Kosovo’s hopes of joining the EU received a boost last June, when, during Ireland’s presidency of the union, the European Council approved the opening of negotiations on a Stabilisation and Association Agreement. These deals, negotiated with states that have expressed an interest in joining the bloc, typically involve the state being offered tariff-free access to some EU markets as well as some financial assistance in exchange for commitments on political and economic reforms. Negotiations with Kosovo formally began last autumn.
“Without the support of your Government this couldn’t have happened,” said Dr Hoxhaj. “Mr Gilmore played a pretty crucial role in that because I talked to him very often, explaining to him how important it was for Kosovo to start the negotiations as soon as possible.”
Formidable obstacles remain in Kosovo’s way, however. Its 2008 declaration of independence has not been recognised by Serbia or five EU member states, and the European Commission has sharply criticised Pristina for the treatment of the 100,000 ethnic Serbs (out of a population of just under two million, of whom 90 per cent are ethnic Albanians) who live within its borders.
Dr Hoxhaj – a former history professor – notes an agreement between Kosovo with Serbia last April as a key “historic” breakthrough in Kosovo’s efforts to establish itself and normalise relations with its neighbour.
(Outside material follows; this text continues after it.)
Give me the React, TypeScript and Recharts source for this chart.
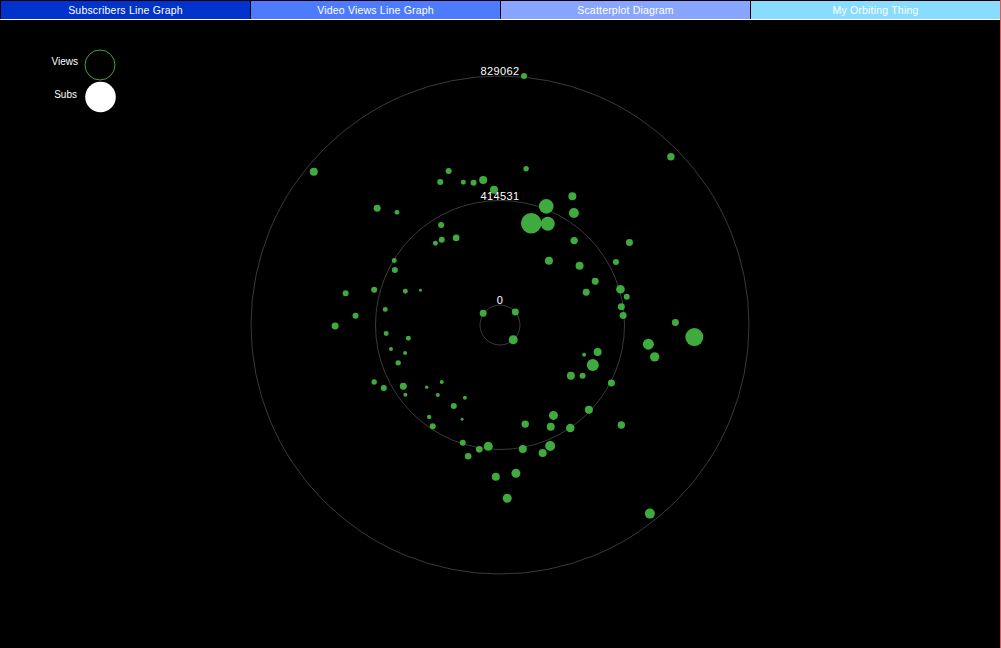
import { ScatterChart, Scatter, XAxis, YAxis, ZAxis, ReferenceDot } from "recharts";

// ─── Data ─────────────────────────────────────────────────────────────────────

const TABS = [
  "Subscribers Line Graph",
  "Video Views Line Graph",
  "Scatterplot Diagram",
  "My Orbiting Thing",
];
const TAB_COLORS = ["#0033cc", "#4d7bff", "#88a5ff", "#88ddff"];

// orbit rings, in views
const RING_VALUES = [0, 414531, 829062];

// channel position on the orbit, thousands of views (x right, y up)
const viewsX = [
  80, -620, -171, -199, -122, -88, -56, -20, -409, -343,
  -196, -146, -194, -215, -352, -350, -514, -419, -315, -265,
  -481, -382, -549, -56, 87, 569, 241, 154, 246, 104,
  159, 247, 431, 163, 265, 386, 317, 287, 401, 422,
  404, 410, 584, 51, -379, -305, -363, -316, -339, -419,
  -387, -322, -315, -244, -194, -207, -117, -154, -126, -236,
  -224, -124, -39, -69, -106, -14, 44, 647, 494, 515,
  280, 325, 309, 236, 275, 371, 178, 84, 169, 234,
  296, 404, 76, 167, 142, 53, 24, 499,
];
const viewsY = [
  829, 510, 513, 476, 475, 474, 483, 450, 389, 375,
  333, 290, 284, 272, 215, 183, 106, 117, 112, 116,
  31, 52, -3, 39, 520, 560, 429, 395, 373, 339,
  337, 281, 275, 214, 197, 210, 146, 109, 119, 94,
  61, 32, 8, 43, -28, -44, -80, -93, -126, -190,
  -210, -204, -232, -207, -190, -233, -242, -270, -314, -306,
  -337, -392, -404, -414, -437, -505, -49, -40, -64, -106,
  -99, -90, -133, -169, -169, -193, -301, -330, -339, -343,
  -282, -333, -413, -403, -426, -494, -577, -628,
];
// subscribers, thousands
const subsK = [
  90, 160, 90, 90, 62, 90, 160, 160, 122, 62,
  90, 109, 90, 62, 62, 90, 90, 90, 62, 22,
  90, 62, 122, 122, 73, 137, 160, 533, 250, 1061,
  490, 137, 122, 160, 160, 90, 122, 122, 185, 90,
  122, 122, 122, 122, 62, 62, 40, 40, 73, 73,
  90, 122, 40, 29, 40, 40, 40, 90, 22, 48,
  90, 90, 202, 109, 109, 160, 202, 810, 302, 221,
  40, 160, 360, 160, 90, 122, 202, 137, 160, 185,
  160, 137, 160, 250, 160, 202, 202, 250,
];

const channels = viewsX.map((x, i) => ({
  x: x * 1000,
  y: viewsY[i] * 1000,
  subs: subsK[i],
}));

// ─── Layout ───────────────────────────────────────────────────────────────────

const WIDTH = 1001;
const HEIGHT = 648;
const CX = 500;
const CY = 325;
const PLOT_R = 249;
const MIN_RING_R = 20;
const MAX_VIEWS = RING_VALUES[RING_VALUES.length - 1];
const FONT = "'Liberation Sans', Arial, sans-serif";
const DOT_FILL = "rgba(68, 186, 68, 0.92)";

function Tabs() {
  return (
    <>
      {TABS.map((t, i) => (
        <div
          key={t}
          style={{
            position: "absolute",
            left: i * 250 + 1,
            top: 1,
            width: 249,
            height: 18,
            background: TAB_COLORS[i],
            color: "#fff",
            fontFamily: FONT,
            fontSize: 10.5,
            letterSpacing: 0.2,
            lineHeight: "19px",
            textAlign: "center",
          }}
        >
          {t}
        </div>
      ))}
      <div
        style={{
          position: "absolute",
          left: 0,
          top: 19,
          width: WIDTH,
          height: 1,
          background: "#fff",
        }}
      />
    </>
  );
}

function Legend() {
  return (
    <svg
      width={140}
      height={120}
      style={{ position: "absolute", left: 0, top: 0 }}
    >
      <text x={78} y={65} fill="#fff" fontSize={10} fontFamily={FONT} textAnchor="end">
        Views
      </text>
      <circle cx={100} cy={65} r={15} fill="none" stroke="#3aaa3a" strokeWidth={1} />
      <text x={77} y={98} fill="#fff" fontSize={10} fontFamily={FONT} textAnchor="end">
        Subs
      </text>
      <circle cx={100.5} cy={97} r={15.3} fill="#fff" />
    </svg>
  );
}

export default function App() {
  return (
    <div
      style={{
        position: "fixed",
        left: 0,
        top: 0,
        width: WIDTH,
        height: HEIGHT,
        background: "#000",
        overflow: "hidden",
      }}
    >
      <ScatterChart
        width={WIDTH}
        height={HEIGHT}
        margin={{
          top: CY - PLOT_R,
          bottom: HEIGHT - CY - PLOT_R,
          left: CX - PLOT_R,
          right: WIDTH - CX - PLOT_R,
        }}
        style={{ position: "absolute", left: 0, top: 0 }}
      >
        <XAxis type="number" dataKey="x" domain={[-MAX_VIEWS, MAX_VIEWS]} hide />
        <YAxis type="number" dataKey="y" domain={[-MAX_VIEWS, MAX_VIEWS]} hide />
        <ZAxis type="number" dataKey="subs" domain={[0, 1100]} range={[0, Math.PI * 110]} />

        {RING_VALUES.map((v) => (
          <ReferenceDot
            key={v}
            x={0}
            y={0}
            r={Math.max(MIN_RING_R, (PLOT_R * v) / MAX_VIEWS)}
            fill="none"
            stroke="#3a3a3a"
            strokeWidth={1}
            ifOverflow="visible"
            label={{
              value: String(v),
              position: "top",
              offset: 1,
              fill: "#fff",
              fontSize: 11,
              fontFamily: FONT,
              letterSpacing: 0.4,
            }}
          />
        ))}

        <Scatter
          data={channels}
          fill={DOT_FILL}
          shape="circle"
          isAnimationActive={false}
        />
      </ScatterChart>

      <Tabs />
      <Legend />
      <div
        style={{
          position: "absolute",
          left: 1000,
          top: 0,
          width: 1,
          height: HEIGHT,
          background: "#e05a5a",
        }}
      />
    </div>
  );
}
Under the deal, concluded after months of talks, both sides pledged not to block each other’s bid for EU membership. The accord gives a high degree of autonomy to the Serb-majority areas in Kosovo and allows them their own ethnic Serb police chief and appeal court. Both sides have opened “liaison offices” in each other’s capitals.
“The agreement was important because it closed a chapter of 100 years of conflicts and wars and genocide, which Serbia committed in Kosovo,” said Dr Hoxhaj. “It was the first ever agreement between Kosovo and Serbia. And it opened a new phrase in relations.”
That symbolically important agreement has been accompanied by 14 bilateral deals between Belgrade and Pristina on practical questions such as trade and cross-border movement.
However, Dr Hoxhaj concedes more has to be done to integrate and accommodate the Serb minority in the north.
“We have been a small nation in Yugoslavia, very much oppressed,” he said. “We know what it means to be small. Kosovo is built on three big pillars – to be a democratic country, to be a multi-ethnic country and to be a secular state. Multi-ethnicity is part of our identity.”
Kosovo’s diplomatic efforts take place against a domestic social backdrop marked by immense challenges. Six years after declaring independence, Kosovo remains one of the poorest places in Europe. Youth unemployment is at 55 per cent and almost half the population lives below the poverty line. Young states are “fragile”, said Dr Hoxhaj, but he takes pride in Kosovo’s institutional and economic stability. Last year, the economy grew by 5 per cent.
Dr Hoxhaj has been a regular visitor to Ireland, having brought delegations from the Kosovo assembly’s education committee, which he previously chaired, here several times to study the Irish school and university system. He speaks warmly of Ireland’s involvement in Kosovo, pointing out that it was among the first to recognise Kosovo as an independent state and has had a significant presence there in recent years in the form of hundreds of soldiers, diplomats and human rights activists.
He sees inspiration for Kosovo in Ireland’s successes in education, foreign investment and technology. “There is also the dynamism of the society, which is the case with us as well. We are small, but in Kosovo there is a kind of culture of hope, which was important to us in facing the sufferings we faced as a nation. I think Ireland is a very good model.”